⟨

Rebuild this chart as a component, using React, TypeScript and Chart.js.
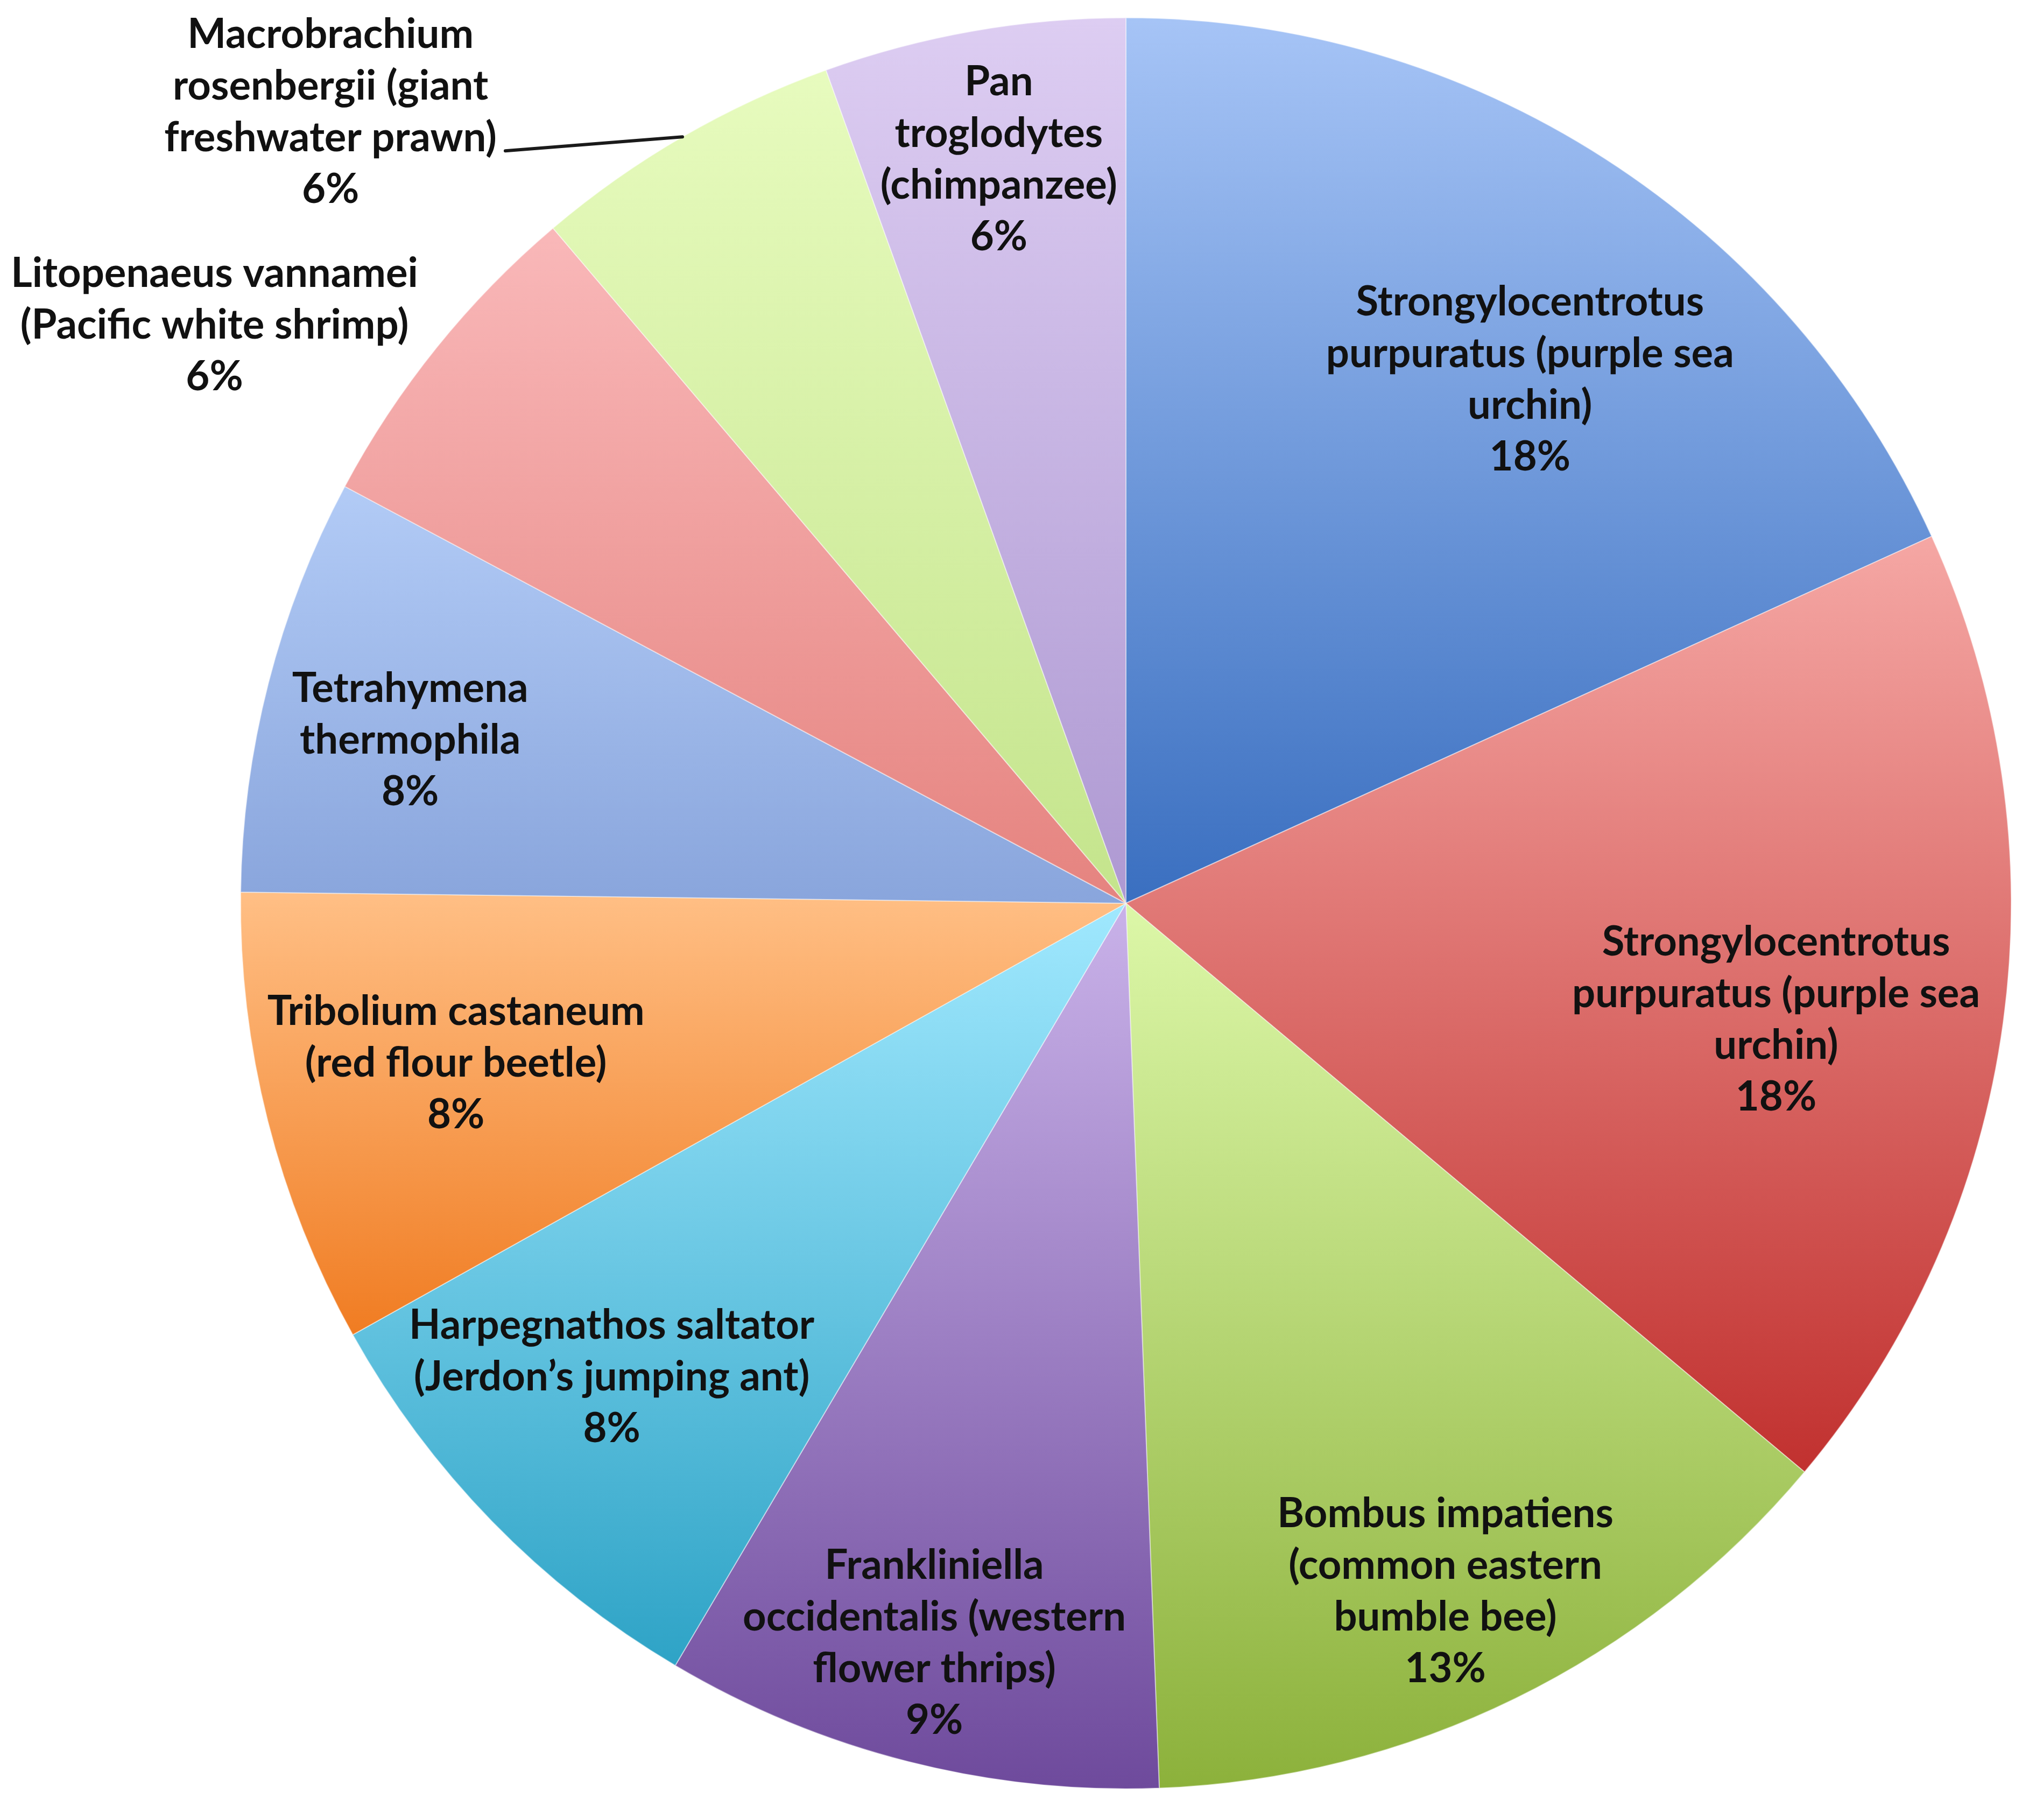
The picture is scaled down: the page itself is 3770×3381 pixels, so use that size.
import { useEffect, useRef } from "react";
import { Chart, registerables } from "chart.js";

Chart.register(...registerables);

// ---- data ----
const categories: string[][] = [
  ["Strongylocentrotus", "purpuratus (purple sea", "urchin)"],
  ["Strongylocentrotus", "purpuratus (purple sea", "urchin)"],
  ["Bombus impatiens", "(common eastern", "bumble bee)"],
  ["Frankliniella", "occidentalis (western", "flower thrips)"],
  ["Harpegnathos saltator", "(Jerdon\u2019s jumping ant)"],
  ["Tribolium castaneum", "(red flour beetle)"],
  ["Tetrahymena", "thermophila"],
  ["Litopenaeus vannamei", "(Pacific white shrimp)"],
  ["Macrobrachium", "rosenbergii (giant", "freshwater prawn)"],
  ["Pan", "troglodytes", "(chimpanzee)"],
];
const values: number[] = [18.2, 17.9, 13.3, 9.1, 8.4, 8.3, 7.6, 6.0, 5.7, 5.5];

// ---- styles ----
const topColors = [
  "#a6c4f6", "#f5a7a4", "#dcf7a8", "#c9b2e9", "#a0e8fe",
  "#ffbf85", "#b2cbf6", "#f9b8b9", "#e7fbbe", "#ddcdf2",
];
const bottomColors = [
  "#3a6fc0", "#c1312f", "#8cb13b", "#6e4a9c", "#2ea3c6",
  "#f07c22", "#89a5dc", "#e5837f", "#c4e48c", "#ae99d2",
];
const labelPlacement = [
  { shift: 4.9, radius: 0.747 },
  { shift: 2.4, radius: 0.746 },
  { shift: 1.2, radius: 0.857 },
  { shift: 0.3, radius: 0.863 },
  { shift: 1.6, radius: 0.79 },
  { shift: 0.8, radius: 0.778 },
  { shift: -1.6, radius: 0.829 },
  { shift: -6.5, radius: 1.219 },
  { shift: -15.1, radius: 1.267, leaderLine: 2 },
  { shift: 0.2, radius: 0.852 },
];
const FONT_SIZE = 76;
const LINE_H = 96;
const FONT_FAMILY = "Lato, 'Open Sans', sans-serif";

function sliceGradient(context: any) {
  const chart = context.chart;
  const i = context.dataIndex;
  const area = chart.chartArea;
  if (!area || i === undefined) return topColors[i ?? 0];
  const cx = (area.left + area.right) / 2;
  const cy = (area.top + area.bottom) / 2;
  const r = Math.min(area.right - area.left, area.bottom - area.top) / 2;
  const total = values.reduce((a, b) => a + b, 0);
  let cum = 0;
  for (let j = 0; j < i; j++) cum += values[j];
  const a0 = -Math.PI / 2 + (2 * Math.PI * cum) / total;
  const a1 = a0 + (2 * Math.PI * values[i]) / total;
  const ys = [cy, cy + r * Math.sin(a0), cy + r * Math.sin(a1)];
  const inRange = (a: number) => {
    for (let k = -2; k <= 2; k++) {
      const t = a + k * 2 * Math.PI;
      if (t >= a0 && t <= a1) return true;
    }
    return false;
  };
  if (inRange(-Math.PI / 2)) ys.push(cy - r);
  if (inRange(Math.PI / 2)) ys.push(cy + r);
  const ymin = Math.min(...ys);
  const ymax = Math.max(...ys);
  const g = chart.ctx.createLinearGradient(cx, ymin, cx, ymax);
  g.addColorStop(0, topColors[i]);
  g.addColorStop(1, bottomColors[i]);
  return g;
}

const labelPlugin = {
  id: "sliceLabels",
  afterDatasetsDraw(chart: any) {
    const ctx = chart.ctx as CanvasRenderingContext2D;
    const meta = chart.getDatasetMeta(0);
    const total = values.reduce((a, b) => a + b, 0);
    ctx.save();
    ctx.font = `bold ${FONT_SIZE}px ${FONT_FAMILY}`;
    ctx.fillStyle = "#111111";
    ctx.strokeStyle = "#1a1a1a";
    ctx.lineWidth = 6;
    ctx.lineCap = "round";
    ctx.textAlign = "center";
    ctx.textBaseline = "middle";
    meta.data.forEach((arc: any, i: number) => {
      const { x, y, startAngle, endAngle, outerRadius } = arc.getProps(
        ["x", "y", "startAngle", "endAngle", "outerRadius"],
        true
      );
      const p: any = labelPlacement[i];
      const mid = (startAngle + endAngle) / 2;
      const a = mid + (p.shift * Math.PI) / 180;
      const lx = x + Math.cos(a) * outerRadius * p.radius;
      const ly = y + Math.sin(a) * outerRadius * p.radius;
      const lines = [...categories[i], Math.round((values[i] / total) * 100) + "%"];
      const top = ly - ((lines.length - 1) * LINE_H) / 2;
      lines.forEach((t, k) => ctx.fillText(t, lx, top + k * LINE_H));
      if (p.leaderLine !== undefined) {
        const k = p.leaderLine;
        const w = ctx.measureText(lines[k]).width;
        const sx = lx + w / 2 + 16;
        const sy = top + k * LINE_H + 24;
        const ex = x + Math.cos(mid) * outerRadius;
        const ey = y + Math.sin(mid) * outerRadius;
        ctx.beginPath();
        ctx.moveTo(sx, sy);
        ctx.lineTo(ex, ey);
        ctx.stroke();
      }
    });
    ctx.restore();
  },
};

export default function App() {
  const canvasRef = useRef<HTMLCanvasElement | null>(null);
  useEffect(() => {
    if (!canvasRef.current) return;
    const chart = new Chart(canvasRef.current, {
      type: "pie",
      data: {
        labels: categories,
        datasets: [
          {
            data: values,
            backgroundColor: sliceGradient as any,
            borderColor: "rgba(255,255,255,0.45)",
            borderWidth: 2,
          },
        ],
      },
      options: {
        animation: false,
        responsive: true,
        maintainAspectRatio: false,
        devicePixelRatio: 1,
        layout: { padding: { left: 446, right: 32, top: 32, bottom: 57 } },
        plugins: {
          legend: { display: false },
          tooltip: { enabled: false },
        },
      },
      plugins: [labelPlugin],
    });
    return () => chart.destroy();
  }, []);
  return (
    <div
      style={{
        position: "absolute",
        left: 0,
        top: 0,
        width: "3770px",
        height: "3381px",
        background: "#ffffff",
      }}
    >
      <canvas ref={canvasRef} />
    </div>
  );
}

⟩
⟨

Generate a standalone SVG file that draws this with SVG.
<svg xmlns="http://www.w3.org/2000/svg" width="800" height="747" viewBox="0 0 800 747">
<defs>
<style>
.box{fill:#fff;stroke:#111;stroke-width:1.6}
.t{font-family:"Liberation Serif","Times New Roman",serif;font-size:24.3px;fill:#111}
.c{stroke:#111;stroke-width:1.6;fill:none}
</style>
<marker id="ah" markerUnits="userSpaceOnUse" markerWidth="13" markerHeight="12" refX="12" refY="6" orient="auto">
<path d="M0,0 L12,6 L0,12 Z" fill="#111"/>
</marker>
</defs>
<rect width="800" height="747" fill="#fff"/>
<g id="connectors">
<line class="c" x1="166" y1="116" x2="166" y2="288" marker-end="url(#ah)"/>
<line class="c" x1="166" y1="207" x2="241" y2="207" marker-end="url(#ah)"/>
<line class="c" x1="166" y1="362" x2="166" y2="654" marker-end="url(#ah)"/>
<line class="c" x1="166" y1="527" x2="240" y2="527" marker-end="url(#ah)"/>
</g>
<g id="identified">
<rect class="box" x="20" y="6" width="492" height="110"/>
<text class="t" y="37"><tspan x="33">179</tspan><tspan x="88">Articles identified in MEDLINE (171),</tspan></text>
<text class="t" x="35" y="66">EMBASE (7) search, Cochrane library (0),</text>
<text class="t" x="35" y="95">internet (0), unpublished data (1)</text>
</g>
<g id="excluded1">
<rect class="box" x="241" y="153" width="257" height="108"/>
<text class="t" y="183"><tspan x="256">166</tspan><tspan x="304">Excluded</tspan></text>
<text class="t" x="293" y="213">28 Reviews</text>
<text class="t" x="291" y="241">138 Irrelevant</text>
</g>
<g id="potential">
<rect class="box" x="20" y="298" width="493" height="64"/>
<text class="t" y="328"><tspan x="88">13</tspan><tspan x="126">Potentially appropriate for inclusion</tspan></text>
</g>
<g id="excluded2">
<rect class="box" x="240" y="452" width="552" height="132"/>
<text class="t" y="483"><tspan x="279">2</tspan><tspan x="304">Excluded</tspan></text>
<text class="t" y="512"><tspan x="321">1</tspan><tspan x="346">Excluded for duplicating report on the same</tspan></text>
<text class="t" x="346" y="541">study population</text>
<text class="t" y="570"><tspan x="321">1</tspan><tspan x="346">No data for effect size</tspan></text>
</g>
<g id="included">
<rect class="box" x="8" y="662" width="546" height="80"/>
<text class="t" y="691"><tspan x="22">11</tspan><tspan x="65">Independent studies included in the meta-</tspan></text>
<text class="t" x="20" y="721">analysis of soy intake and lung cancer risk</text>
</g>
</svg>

⟩

* _Work to be completed_
From the line containing "Rebuild this chart" to the line containing "Chart.register(...registerables);", both lines included, give the text again exactly, without any pictures.

* _Solution_
Rebuild this chart as a component, using React, TypeScript and Chart.js.
The picture is scaled down: the page itself is 3770×3381 pixels, so use that size.
import { useEffect, useRef } from "react";
import { Chart, registerables } from "chart.js";

Chart.register(...registerables);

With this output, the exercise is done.